Job Scheduling and Queues
It is the responsibility of the job scheduler to determine when and where jobs will be run. The rules that influence these decisions are defined by the job scheduling policy. The job scheduling policy on Vikram-100 attempts to accommodate the various needs of its users and ensure all those who invest in it receive a fair share of its compute resources. The job scheduling policy apply equally to all users. When a job starts running on a compute node it will only be interrupted if it exceeds its resource requirements. Jobs will not be preempted to make way for a later job with higher priority.
There are several job queues on Vikram-100. But in general, you should not specify a queue name when submitting the job unless your requirement cannot be satisfied by the default queue, or for specific types of jobs. Jobs will be routed by default into an appropriate execution queue based upon job resource requirements. Following is the queue details of Vikram-100:
S. No | Queue Name | Maximum Cores (per user per job) | Walltime | Priority | Remarks |
1 | short | 2328 of 2328 | 15 mins | 1 | For compiling, debugging, short runs, etc. |
2 | defaultq | 512 of 2328 | 1 week | 2 | Default Queue |
3 | medium | 320 of 2328 | 15 days | 3 | For medium jobs |
4 | long | 192 of 2328 | 30 days | 4 | For long running jobs |
5 | gpu | 48 of 480 | 1 week | 0 | Only for GPU jobs |
6 | serial | 1 of 2328 | 45 days | 5 | Only one core per job |
7 | smp | 24 of 2328 | 30 days | 6 | Only for SMP jobs. Only one node per job. |
8 | garuda | 240 of 240 | ∞ | 7 | Only for Garuda users |
short queue
An LSF queue called short
has been created for test runs. Jobs in the short
queue have a higher priority than any other jobs, but they are limited to 15 minutes of CPU time. You can submit a job to the short
queue by specifying the queue name as an option via a #BSUB comment in the job script file,
#BSUB -q shortor on the
bsub
command when you submit the job:
bsub -q short < jobfile bsub -J jobname -q short -oo outfile.%J -eo errorfile.%J myprog
gpu queue
- The gpu queue has 20 GPU compute nodes and handles jobs that require access to Nvidia K40 cards for computation (e.g. CUDA, OpenACC Programs, etc). In this queue, users can run 5 jobs and queue 10 more. Jobs submitted in this queue does not count towards jobs submitted across any other queues. Submit your job to gpu queue ONLY if your job requires GPU access. Submitting a normal CPU job to
gpu
queue is strictly prohibited.
defaultq queue
- This is the default queue for the Vikram-100 HPC. You don't have to explicitly specify your job to run on this queue.

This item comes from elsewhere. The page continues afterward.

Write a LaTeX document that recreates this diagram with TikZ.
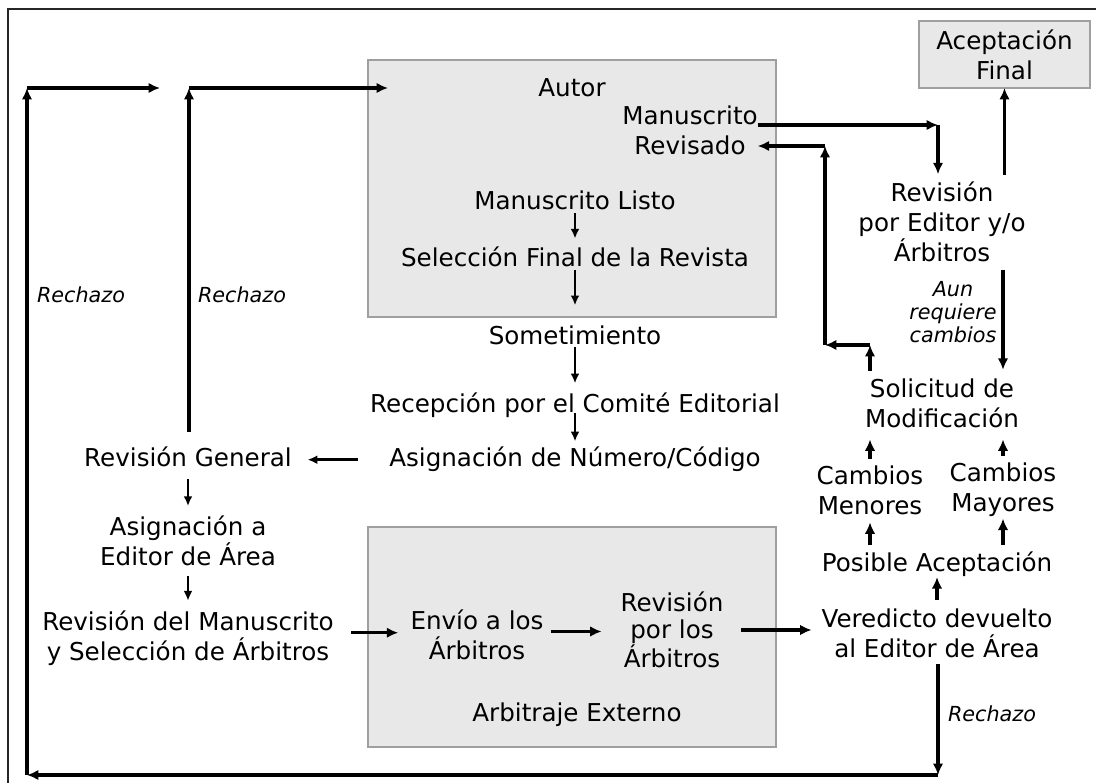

This queue primarily includes 77 CPU compute nodes, however, if GPU nodes are free AND if all CPU nodes are occupied, it will schedule your jobs to the GPU nodes, albeit with low priority. It has a walltime of 1 week. If users require more walltime, they can submit to
medium
and long
queues.
serial queue
- This queue must be used if your programs are serial (requiring only one CPU core to run). In this queue, users can run 36 jobs and queue 96 more, but each job can only access one CPU. Jobs submitted in this queue does not count towards jobs submitted across any other queues.
smp queue
- This queue must be used if your programs only runs on SMP systems and cannot span across nodes. In this queue, users can run 10 jobs. Jobs submitted in this queue does not count towards jobs submitted across any other queues.
Queue policy
- Users can run a total of 5 jobs across any queue (except for ‘serial’ and ‘gpu’ queue) at a time and queue 5 more.

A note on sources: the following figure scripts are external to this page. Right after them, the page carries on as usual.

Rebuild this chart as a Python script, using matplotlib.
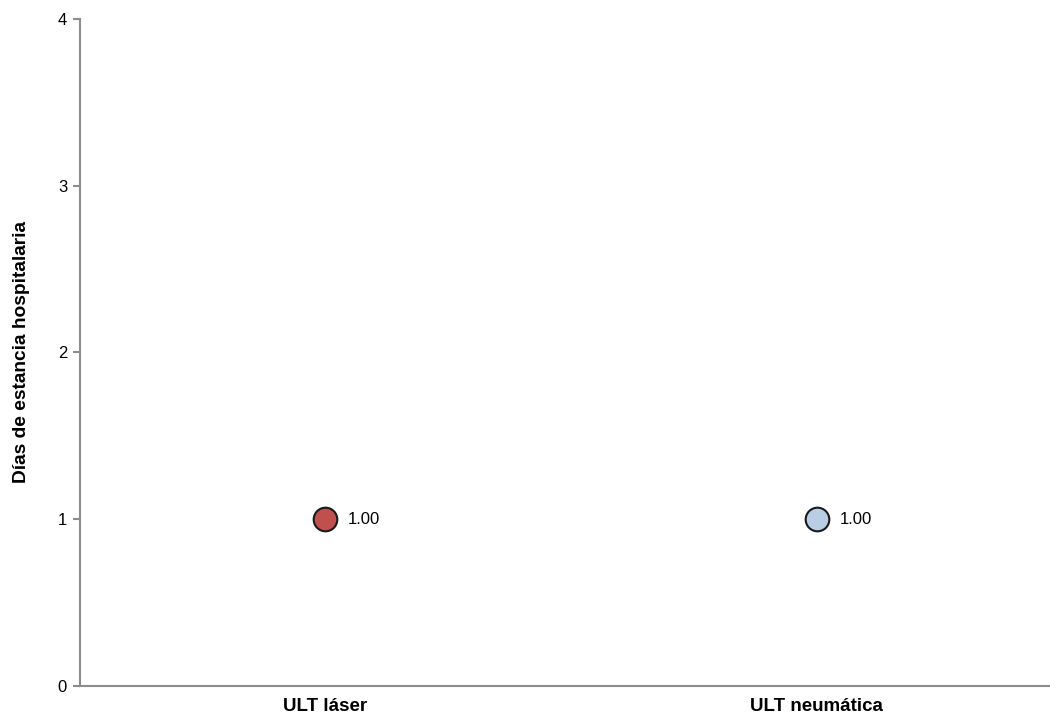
import matplotlib.pyplot as plt

plt.rcParams['font.family'] = ['Liberation Sans', 'DejaVu Sans']

# Data
groups = ['ULT láser', 'ULT neumática']
values = [1.00, 1.00]
colors = ['#c0504d', '#b9cde5']
y_ticks = [0, 1, 2, 3, 4]

fig = plt.figure(figsize=(10.5, 7.19), dpi=100)
ax = fig.add_axes([0.0762, 0.0459, 0.9238, 0.9277])

for i, (v, c) in enumerate(zip(values, colors)):
    ax.plot(i, v, 'o', markersize=17, markerfacecolor=c,
            markeredgecolor='#1a1a1a', markeredgewidth=1.5, zorder=3)
    ax.annotate(f'{v:.2f}', (i, v), xytext=(16.5, 0), textcoords='offset points',
                va='center', ha='left', fontsize=12)

ax.set_xlim(-0.498, 1.474)
ax.set_ylim(0, 4)
ax.set_yticks(y_ticks)
ax.set_xticks(range(len(groups)))
ax.set_xticklabels(groups, fontsize=13.5, fontweight='bold')
ax.set_ylabel('Días de estancia hospitalaria', fontsize=13.8, fontweight='bold', labelpad=20)

for s in ['top', 'right']:
    ax.spines[s].set_visible(False)
for s in ['left', 'bottom']:
    ax.spines[s].set_color('#8c8c8c')
    ax.spines[s].set_linewidth(1.5)
ax.tick_params(axis='y', colors='#8c8c8c', labelcolor='black', length=5, width=1.5, labelsize=12, pad=4.3)
ax.tick_params(axis='x', length=0, pad=9)

fig.savefig('out.png', dpi=100)
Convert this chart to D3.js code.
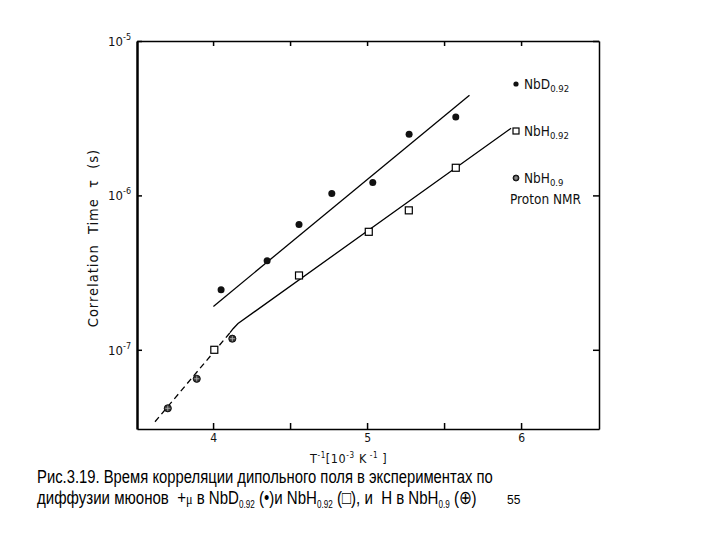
<!DOCTYPE html>
<html><head><meta charset="utf-8">
<script src="https://cdn.jsdelivr.net/npm/d3@7"></script>
<style>body{margin:0;background:#fff} text{white-space:pre}</style>
</head><body>
<svg id="c" width="720" height="540" xmlns="http://www.w3.org/2000/svg"></svg>
<script>
// ---- data ----
const nbdX   = [4.052, 4.351, 4.558, 4.771, 5.037, 5.273, 5.576];
const nbdTau = [2.45e-7, 3.78e-7, 6.49e-7, 1.03e-6, 1.21e-6, 2.49e-6, 3.22e-6];
const nbhX   = [4.008, 4.558, 5.011, 5.271, 5.576];
const nbhTau = [1.0e-7, 3.03e-7, 5.81e-7, 8.0e-7, 1.51e-6];
const nbh09X   = [3.706, 3.894, 4.125];
const nbh09Tau = [4.18e-8, 6.49e-8, 1.18e-7];
// fitted lines
const nbdFitX   = [4.002, 5.665];
const nbdFitTau = [1.91e-7, 4.46e-6];
const nbhFitX   = [4.110, 4.130, 4.162, 5.935];
const nbhFitTau = [1.29e-7, 1.37e-7, 1.48e-7, 2.72e-6];
const dashFitX   = [3.623, 4.110];
const dashFitTau = [3.42e-8, 1.29e-7];
// axes
const xTicks = [4, 4.5, 5, 5.5, 6];
const xTickLabels = {4: "4", 5: "5", 6: "6"};
const yTicks = [1e-7, 1e-6, 1e-5];
const yTickExp = ["-7", "-6", "-5"];
const legendNames = [["NbD", "0.92"], ["NbH", "0.92"], ["NbH", "0.9"]];

const svg = d3.select("#c");
const x = d3.scaleLinear().domain([3.506, 6.506]).range([137, 599]);
const y = d3.scaleLog().domain([Math.pow(10, -7.513), 1e-5]).range([429, 41]);
const plotFont = "'Liberation Sans Narrow','DejaVu Sans Condensed','Liberation Sans',sans-serif";

// axes
const gB = svg.append("g").attr("transform", "translate(0,429)")
  .call(d3.axisBottom(x).tickValues(xTicks).tickSizeInner(-6).tickSizeOuter(0).tickPadding(4)
    .tickFormat(d => xTickLabels[d] || ""));
const gT = svg.append("g").attr("transform", "translate(0,41)")
  .call(d3.axisTop(x).tickValues(xTicks).tickSizeInner(-5).tickSizeOuter(0).tickFormat(""));
const gL = svg.append("g").attr("transform", "translate(137,0)")
  .call(d3.axisLeft(y).tickValues(yTicks).tickSizeInner(-5).tickSizeOuter(0).tickFormat(""));
const gR = svg.append("g").attr("transform", "translate(599,0)")
  .call(d3.axisRight(y).tickValues(yTicks).tickSizeInner(-6).tickSizeOuter(0).tickFormat(""));
[gB, gT, gL, gR].forEach(g => {
  g.selectAll("path.domain").attr("stroke", "#000").attr("stroke-width", 1.5);
  g.selectAll(".tick line").attr("stroke", "#000").attr("stroke-width", 1.5);
});
gL.select("path.domain").attr("stroke-width", 2.5);
gB.selectAll(".tick text").attr("font-family", plotFont).attr("font-size", 12).attr("fill", "#111");

// y tick labels 10^n
yTicks.forEach((t, i) => {
  svg.append("text").attr("x", 123).attr("y", y(t) + 5)
    .attr("text-anchor", "end").attr("font-family", plotFont).attr("font-size", 13).attr("fill", "#111").text("10");
  svg.append("text").attr("x", 123).attr("y", y(t) - 1)
    .attr("font-family", plotFont).attr("font-size", 9).attr("fill", "#111").text(yTickExp[i]);
});

// axis titles
svg.append("text").attr("transform", "translate(98,238) rotate(-90)")
  .attr("text-anchor", "middle").attr("font-family", plotFont).attr("font-size", 14.5)
  .attr("letter-spacing", 1.0).attr("fill", "#111").text("Correlation  Time  τ  (s)");
const xt = svg.append("text").attr("x", 310).attr("y", 463)
  .attr("font-family", plotFont).attr("font-size", 12.5).attr("letter-spacing", 0.6).attr("fill", "#111");
xt.append("tspan").text("T");
xt.append("tspan").attr("font-size", 8).attr("dy", -5).text("-1");
xt.append("tspan").attr("dy", 5).text("[10");
xt.append("tspan").attr("font-size", 8).attr("dy", -5).text("-3");
xt.append("tspan").attr("dy", 5).text(" K");
xt.append("tspan").attr("font-size", 8).attr("dy", -5).text(" -1");
xt.append("tspan").attr("dy", 5).text(" ]");

// lines
const line = d3.line().x(d => x(d[0])).y(d => y(d[1]));
const zip = (a, b) => a.map((v, i) => [v, b[i]]);
svg.append("path").attr("d", line(zip(nbdFitX, nbdFitTau))).attr("fill", "none").attr("stroke", "#000").attr("stroke-width", 1.3);
svg.append("path").attr("d", line(zip(nbhFitX, nbhFitTau))).attr("fill", "none").attr("stroke", "#000").attr("stroke-width", 1.3);
svg.append("path").attr("d", line(zip(dashFitX, dashFitTau))).attr("fill", "none").attr("stroke", "#000")
  .attr("stroke-width", 1.3).attr("stroke-dasharray", "6,4");

// markers
function dot(g, cx, cy, r) { g.append("circle").attr("cx", cx).attr("cy", cy).attr("r", r).attr("fill", "#111"); }
function square(g, cx, cy, s) {
  g.append("rect").attr("x", cx - s / 2).attr("y", cy - s / 2).attr("width", s).attr("height", s)
    .attr("fill", "#fff").attr("stroke", "#000").attr("stroke-width", 1.2);
}
function oplus(g, cx, cy, r) {
  g.append("circle").attr("cx", cx).attr("cy", cy).attr("r", r).attr("fill", "#333").attr("stroke", "#000").attr("stroke-width", 0.8);
  g.append("path").attr("d", `M${cx - r + 1},${cy}H${cx + r - 1}M${cx},${cy - r + 1}V${cy + r - 1}`)
    .attr("stroke", "#bbb").attr("stroke-width", 0.8);
}
const gm = svg.append("g");
nbdX.forEach((v, i) => dot(gm, x(v), y(nbdTau[i]), 3.5));
nbhX.forEach((v, i) => square(gm, x(v), y(nbhTau[i]), 7));
nbh09X.forEach((v, i) => oplus(gm, x(v), y(nbh09Tau[i]), 3.6));

// legend
const lg = svg.append("g");
const legY = [84, 131, 178];
const markerFns = [(cx, cy) => dot(lg, cx, cy, 2.6), (cx, cy) => square(lg, cx, cy, 6), (cx, cy) => oplus(lg, cx, cy, 3)];
legendNames.forEach((n, i) => {
  markerFns[i](516, legY[i]);
  const t = lg.append("text").attr("x", 524).attr("y", legY[i] + 5)
    .attr("font-family", plotFont).attr("font-size", 13.5).attr("fill", "#111");
  t.append("tspan").text(n[0]);
  t.append("tspan").attr("font-size", 9.5).attr("dy", 3).text(n[1]);
});
lg.append("text").attr("x", 510).attr("y", 204).attr("font-family", plotFont).attr("font-size", 13.5)
  .attr("fill", "#111").text("Proton NMR");

// caption
const capFont = "'Liberation Sans',Arial,sans-serif";
function capLine(parts, px, py, targetW) {
  const t = svg.append("text").attr("font-family", capFont).attr("font-size", 18.5).attr("fill", "#000");
  parts.forEach(p => {
    const s = t.append("tspan").text(p.t);
    if (p.sub) s.attr("font-size", 10).attr("dy", 4);
    if (p.back) s.attr("dy", -4);
    if (p.mu) s.attr("font-family", "'Liberation Serif',serif").attr("font-size", 15);
  });
  const w = t.node().getComputedTextLength();
  t.attr("transform", `translate(${px},${py}) scale(${targetW / w},1)`);
}
capLine([{t: "Рис.3.19. Время корреляции дипольного поля в экспериментах по"}], 37, 483, 456);
capLine([
  {t: "диффузии мюонов  +"}, {t: "μ", mu: true}, {t: " в NbD"}, {t: "0.92", sub: true},
  {t: " (•)и NbH", back: true}, {t: "0.92", sub: true}, {t: " (□), и  H в NbH", back: true},
  {t: "0.9", sub: true}, {t: " (⊕)", back: true}
], 37, 504, 440);
svg.append("text").attr("x", 507).attr("y", 504).attr("font-family", capFont).attr("font-size", 12).text("55");
</script>
</body></html>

- In ‘gpu’ queue, users can run 5 jobs and queue 10 more. Jobs submitted in this queue does not count towards jobs submitted across any other queues.
- In ‘serial’ queue, users can run 36 jobs and queue 96 more, but each job can only access one CPU. Jobs submitted in this queue does not count towards jobs submitted across any other queues.
- In ‘smp’ queue, users can run 10 jobs. Each job can only run on one node.